Reproduce the full listing below unchanged, apart from the pictures.
####################
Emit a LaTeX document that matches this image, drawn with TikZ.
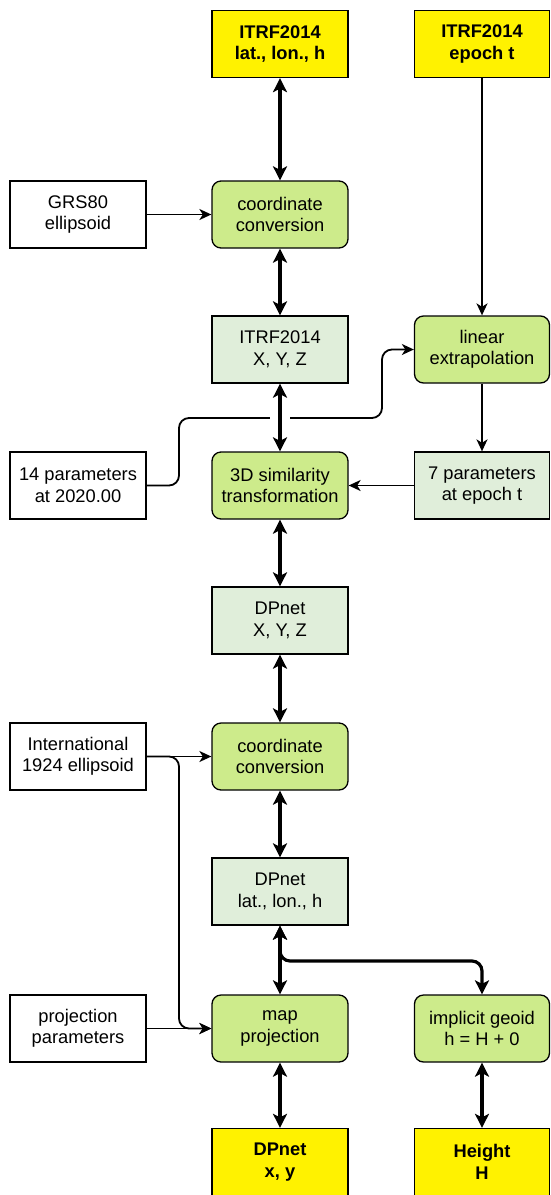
\documentclass[tikz,border=0pt]{standalone}
\usepackage{fontspec}
\setmainfont{Liberation Sans}
\usetikzlibrary{arrows.meta}
\definecolor{cgreen}{HTML}{CDEB8B}
\definecolor{lgreen}{HTML}{E0EEDA}
\begin{document}
\begin{tikzpicture}[x=1pt,y=-1pt,
  box/.style={draw=black, line width=1.3pt, minimum width=136pt, minimum height=67pt,
    align=center, inner sep=0pt, font=\fontsize{18.3}{21.5}\selectfont},
  wbox/.style={box, fill=white},
  ybox/.style={box, fill=yellow, font=\fontsize{18.3}{21.5}\selectfont\bfseries},
  gbox/.style={box, fill=cgreen, rounded corners=9pt},
  lbox/.style={box, fill=lgreen},
  bigarr/.style={line width=3.2pt, {Stealth[length=14pt,width=14pt,inset=3.5pt]}-{Stealth[length=14pt,width=14pt,inset=3.5pt]}},
  smallarr/.style={line width=1.8pt, -{Stealth[length=12pt,width=11pt,inset=3.5pt]}}]
\useasboundingbox (0,0) rectangle (550,1195);
% column x: 78, 280, 482 ; rows
\node[ybox] (itrfllh) at (280,44) {ITRF2014\\lat., lon., h};
\node[ybox, minimum width=135pt] (epoch) at (482,44) {ITRF2014\\epoch t};
\node[wbox] (grs) at (78,214.5) {GRS80\\ellipsoid};
\node[gbox] (cc1) at (280,214.5) {coordinate\\conversion};
\node[lbox] (itrfxyz) at (280,349.5) {ITRF2014\\X, Y, Z};
\node[gbox, minimum width=135pt] (linex) at (482,349.5) {linear\\extrapolation};
\node[wbox] (p14) at (78,485.5) {14 parameters\\at 2020.00};
\node[gbox] (sim3d) at (280,485.5) {3D similarity\\transformation};
\node[lbox, minimum width=135pt] (p7) at (482,485.5) {7 parameters\\at epoch t};
\node[lbox] (dpxyz) at (280,620.5) {DPnet\\X, Y, Z};
\node[wbox] (intl) at (78,756.5) {International\\1924 ellipsoid};
\node[gbox] (cc2) at (280,756.5) {coordinate\\conversion};
\node[lbox] (dpllh) at (280,891.5) {DPnet\\lat., lon., h};
\node[wbox] (pp) at (78,1028.5) {projection\\parameters};
\node[gbox] (mapproj) at (280,1028.5) {map\\projection};
\node[gbox, minimum width=135pt] (geoid) at (482,1028.5) {implicit geoid\\h = H + 0};
\node[ybox] (dpxy) at (280,1162) {DPnet\\x, y};
\node[ybox, minimum width=135pt] (height) at (482,1162) {Height\\H};
% connectors
\draw[bigarr] (itrfllh) -- (cc1);
\draw[smallarr] (epoch) -- (linex);
\draw[smallarr] (grs) -- (cc1);
\draw[bigarr] (cc1) -- (itrfxyz);
\coordinate (j1) at (179,485.5);
\coordinate (j2) at (179,418);
\coordinate (j3) at (382,418);
\coordinate (j4) at (382,349.5);
\draw[smallarr, rounded corners=10pt] (p14.east) -- (j1) -- (j2) -- (j3) -- (j4) -- (linex.west);
\coordinate (g1) at (270,418);
\coordinate (g2) at (290,418);
\draw[white, line width=4pt] (g1) -- (g2);
\draw[bigarr] (itrfxyz) -- (sim3d);
\draw[smallarr] (linex) -- (p7);
\draw[smallarr] (p7) -- (sim3d);
\draw[bigarr] (sim3d) -- (dpxyz);
\draw[bigarr] (dpxyz) -- (cc2);
\draw[smallarr] (intl) -- (cc2);
\coordinate (k1) at (179,756.5);
\coordinate (k2) at (179,1028.5);
\draw[smallarr, rounded corners=10pt] (intl.east) -- (k1) -- (k2) -- (mapproj.west);
\draw[smallarr] (pp) -- (mapproj);
\draw[bigarr] (cc2) -- (dpllh);
\coordinate (m1) at (280,961);
\coordinate (m2) at (482,961);
\draw[bigarr, rounded corners=10pt] (dpllh.south) -- (m1) -- (m2) -- (geoid.north);
\draw[bigarr] (dpllh) -- (mapproj);
\draw[bigarr] (mapproj) -- (dpxy);
\draw[bigarr] (geoid) -- (height);
\end{tikzpicture}
\end{document}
####################
Task result:
Emit a LaTeX document that matches this image, drawn with TikZ.
\documentclass[tikz,border=0pt]{standalone}
\usepackage{fontspec}
\setmainfont{Liberation Sans}
\usetikzlibrary{arrows.meta}
\definecolor{cgreen}{HTML}{CDEB8B}
\definecolor{lgreen}{HTML}{E0EEDA}
\begin{document}
\begin{tikzpicture}[x=1pt,y=-1pt,
  box/.style={draw=black, line width=1.3pt, minimum width=136pt, minimum height=67pt,
    align=center, inner sep=0pt, font=\fontsize{18.3}{21.5}\selectfont},
  wbox/.style={box, fill=white},
  ybox/.style={box, fill=yellow, font=\fontsize{18.3}{21.5}\selectfont\bfseries},
  gbox/.style={box, fill=cgreen, rounded corners=9pt},
  lbox/.style={box, fill=lgreen},
  bigarr/.style={line width=3.2pt, {Stealth[length=14pt,width=14pt,inset=3.5pt]}-{Stealth[length=14pt,width=14pt,inset=3.5pt]}},
  smallarr/.style={line width=1.8pt, -{Stealth[length=12pt,width=11pt,inset=3.5pt]}}]
\useasboundingbox (0,0) rectangle (550,1195);
% column x: 78, 280, 482 ; rows
\node[ybox] (itrfllh) at (280,44) {ITRF2014\\lat., lon., h};
\node[ybox, minimum width=135pt] (epoch) at (482,44) {ITRF2014\\epoch t};
\node[wbox] (grs) at (78,214.5) {GRS80\\ellipsoid};
\node[gbox] (cc1) at (280,214.5) {coordinate\\conversion};
\node[lbox] (itrfxyz) at (280,349.5) {ITRF2014\\X, Y, Z};
\node[gbox, minimum width=135pt] (linex) at (482,349.5) {linear\\extrapolation};
\node[wbox] (p14) at (78,485.5) {14 parameters\\at 2020.00};
\node[gbox] (sim3d) at (280,485.5) {3D similarity\\transformation};
\node[lbox, minimum width=135pt] (p7) at (482,485.5) {7 parameters\\at epoch t};
\node[lbox] (dpxyz) at (280,620.5) {DPnet\\X, Y, Z};
\node[wbox] (intl) at (78,756.5) {International\\1924 ellipsoid};
\node[gbox] (cc2) at (280,756.5) {coordinate\\conversion};
\node[lbox] (dpllh) at (280,891.5) {DPnet\\lat., lon., h};
\node[wbox] (pp) at (78,1028.5) {projection\\parameters};
\node[gbox] (mapproj) at (280,1028.5) {map\\projection};
\node[gbox, minimum width=135pt] (geoid) at (482,1028.5) {implicit geoid\\h = H + 0};
\node[ybox] (dpxy) at (280,1162) {DPnet\\x, y};
\node[ybox, minimum width=135pt] (height) at (482,1162) {Height\\H};
% connectors
\draw[bigarr] (itrfllh) -- (cc1);
\draw[smallarr] (epoch) -- (linex);
\draw[smallarr] (grs) -- (cc1);
\draw[bigarr] (cc1) -- (itrfxyz);
\coordinate (j1) at (179,485.5);
\coordinate (j2) at (179,418);
\coordinate (j3) at (382,418);
\coordinate (j4) at (382,349.5);
\draw[smallarr, rounded corners=10pt] (p14.east) -- (j1) -- (j2) -- (j3) -- (j4) -- (linex.west);
\coordinate (g1) at (270,418);
\coordinate (g2) at (290,418);
\draw[white, line width=4pt] (g1) -- (g2);
\draw[bigarr] (itrfxyz) -- (sim3d);
\draw[smallarr] (linex) -- (p7);
\draw[smallarr] (p7) -- (sim3d);
\draw[bigarr] (sim3d) -- (dpxyz);
\draw[bigarr] (dpxyz) -- (cc2);
\draw[smallarr] (intl) -- (cc2);
\coordinate (k1) at (179,756.5);
\coordinate (k2) at (179,1028.5);
\draw[smallarr, rounded corners=10pt] (intl.east) -- (k1) -- (k2) -- (mapproj.west);
\draw[smallarr] (pp) -- (mapproj);
\draw[bigarr] (cc2) -- (dpllh);
\coordinate (m1) at (280,961);
\coordinate (m2) at (482,961);
\draw[bigarr, rounded corners=10pt] (dpllh.south) -- (m1) -- (m2) -- (geoid.north);
\draw[bigarr] (dpllh) -- (mapproj);
\draw[bigarr] (mapproj) -- (dpxy);
\draw[bigarr] (geoid) -- (height);
\end{tikzpicture}
\end{document}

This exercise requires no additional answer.